-- start DATA FOR THE TASK --
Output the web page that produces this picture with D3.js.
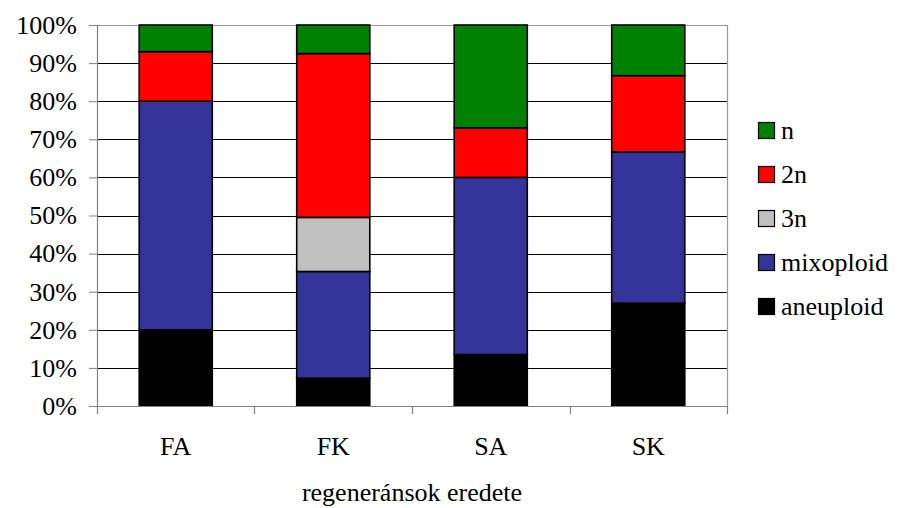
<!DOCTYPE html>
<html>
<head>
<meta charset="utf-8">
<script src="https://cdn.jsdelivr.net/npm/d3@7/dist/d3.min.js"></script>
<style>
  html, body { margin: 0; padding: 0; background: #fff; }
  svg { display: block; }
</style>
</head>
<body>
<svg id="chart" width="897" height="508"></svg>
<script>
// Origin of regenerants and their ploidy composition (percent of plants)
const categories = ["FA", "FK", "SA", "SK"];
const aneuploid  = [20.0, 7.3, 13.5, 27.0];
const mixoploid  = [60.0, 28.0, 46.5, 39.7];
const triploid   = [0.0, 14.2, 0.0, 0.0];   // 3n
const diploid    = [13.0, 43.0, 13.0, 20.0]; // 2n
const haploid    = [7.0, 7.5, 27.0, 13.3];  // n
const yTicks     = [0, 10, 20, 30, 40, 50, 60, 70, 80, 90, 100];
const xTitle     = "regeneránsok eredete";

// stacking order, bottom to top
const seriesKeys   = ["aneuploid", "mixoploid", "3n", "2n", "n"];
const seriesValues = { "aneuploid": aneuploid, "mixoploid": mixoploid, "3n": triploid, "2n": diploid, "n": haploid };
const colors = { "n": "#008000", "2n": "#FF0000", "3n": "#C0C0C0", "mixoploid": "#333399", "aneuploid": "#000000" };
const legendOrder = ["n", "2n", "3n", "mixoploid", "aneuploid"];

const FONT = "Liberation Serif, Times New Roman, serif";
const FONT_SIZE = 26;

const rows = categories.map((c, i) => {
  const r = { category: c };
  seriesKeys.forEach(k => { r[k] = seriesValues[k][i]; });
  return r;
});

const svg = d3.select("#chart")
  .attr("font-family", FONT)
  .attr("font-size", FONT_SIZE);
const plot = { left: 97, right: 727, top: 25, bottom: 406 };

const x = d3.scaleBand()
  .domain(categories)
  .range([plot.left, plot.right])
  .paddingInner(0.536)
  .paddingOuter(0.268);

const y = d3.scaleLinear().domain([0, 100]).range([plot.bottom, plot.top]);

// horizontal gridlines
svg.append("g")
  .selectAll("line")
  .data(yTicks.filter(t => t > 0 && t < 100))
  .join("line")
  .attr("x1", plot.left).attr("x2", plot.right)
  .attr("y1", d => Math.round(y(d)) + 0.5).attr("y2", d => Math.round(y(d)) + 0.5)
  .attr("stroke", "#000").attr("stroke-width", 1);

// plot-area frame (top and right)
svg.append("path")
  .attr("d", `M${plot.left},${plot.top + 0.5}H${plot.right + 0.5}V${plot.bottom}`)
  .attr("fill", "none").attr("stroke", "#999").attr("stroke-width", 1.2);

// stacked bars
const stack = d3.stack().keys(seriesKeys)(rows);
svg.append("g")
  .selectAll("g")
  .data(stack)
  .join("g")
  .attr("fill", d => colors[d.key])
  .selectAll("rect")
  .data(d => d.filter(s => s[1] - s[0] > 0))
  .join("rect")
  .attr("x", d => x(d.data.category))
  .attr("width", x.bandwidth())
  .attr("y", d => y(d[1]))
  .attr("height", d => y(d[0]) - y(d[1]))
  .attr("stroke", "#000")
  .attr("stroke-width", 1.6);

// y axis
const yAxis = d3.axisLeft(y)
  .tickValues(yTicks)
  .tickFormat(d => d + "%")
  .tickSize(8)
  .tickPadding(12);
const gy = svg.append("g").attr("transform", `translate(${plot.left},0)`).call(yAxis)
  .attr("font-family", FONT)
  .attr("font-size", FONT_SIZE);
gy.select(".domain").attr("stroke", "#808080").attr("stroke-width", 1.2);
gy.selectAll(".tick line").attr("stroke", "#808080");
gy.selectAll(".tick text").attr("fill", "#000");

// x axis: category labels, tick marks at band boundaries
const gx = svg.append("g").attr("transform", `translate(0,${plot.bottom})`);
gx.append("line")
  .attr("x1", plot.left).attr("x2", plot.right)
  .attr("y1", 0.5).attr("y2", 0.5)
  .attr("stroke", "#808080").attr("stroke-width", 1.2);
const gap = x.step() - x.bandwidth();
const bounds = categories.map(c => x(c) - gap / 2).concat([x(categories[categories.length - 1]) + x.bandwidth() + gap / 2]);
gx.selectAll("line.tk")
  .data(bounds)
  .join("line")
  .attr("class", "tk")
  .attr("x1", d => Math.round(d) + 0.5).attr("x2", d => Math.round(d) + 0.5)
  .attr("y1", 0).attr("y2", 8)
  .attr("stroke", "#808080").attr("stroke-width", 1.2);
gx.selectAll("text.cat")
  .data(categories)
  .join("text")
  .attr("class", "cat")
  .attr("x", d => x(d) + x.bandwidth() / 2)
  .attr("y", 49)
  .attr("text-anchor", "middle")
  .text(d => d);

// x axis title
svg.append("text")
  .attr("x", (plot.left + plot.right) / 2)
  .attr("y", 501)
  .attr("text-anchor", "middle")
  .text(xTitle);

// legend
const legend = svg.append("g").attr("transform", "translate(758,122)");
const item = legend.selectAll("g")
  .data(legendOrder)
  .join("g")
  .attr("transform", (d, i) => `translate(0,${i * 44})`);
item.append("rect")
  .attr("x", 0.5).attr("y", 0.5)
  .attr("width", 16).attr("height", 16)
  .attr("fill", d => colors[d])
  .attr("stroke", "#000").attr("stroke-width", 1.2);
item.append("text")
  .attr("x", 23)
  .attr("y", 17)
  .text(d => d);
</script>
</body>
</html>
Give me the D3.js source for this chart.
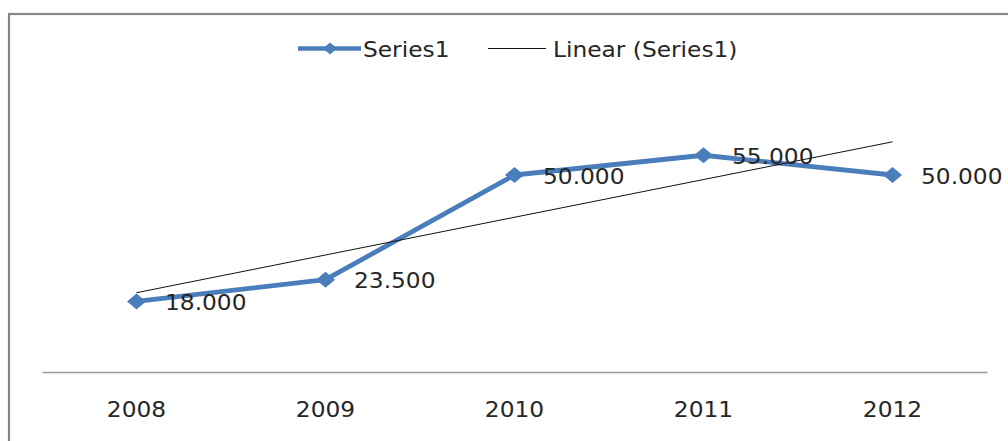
-- end DATA FOR THE TASK --
**GOAL OF THE EXERCISE:** Look for lines containing the string "this" and copy them all.

**IN RESPONSE:**
Output the web page that produces this picture with D3.js.
Give me the D3.js source for this chart.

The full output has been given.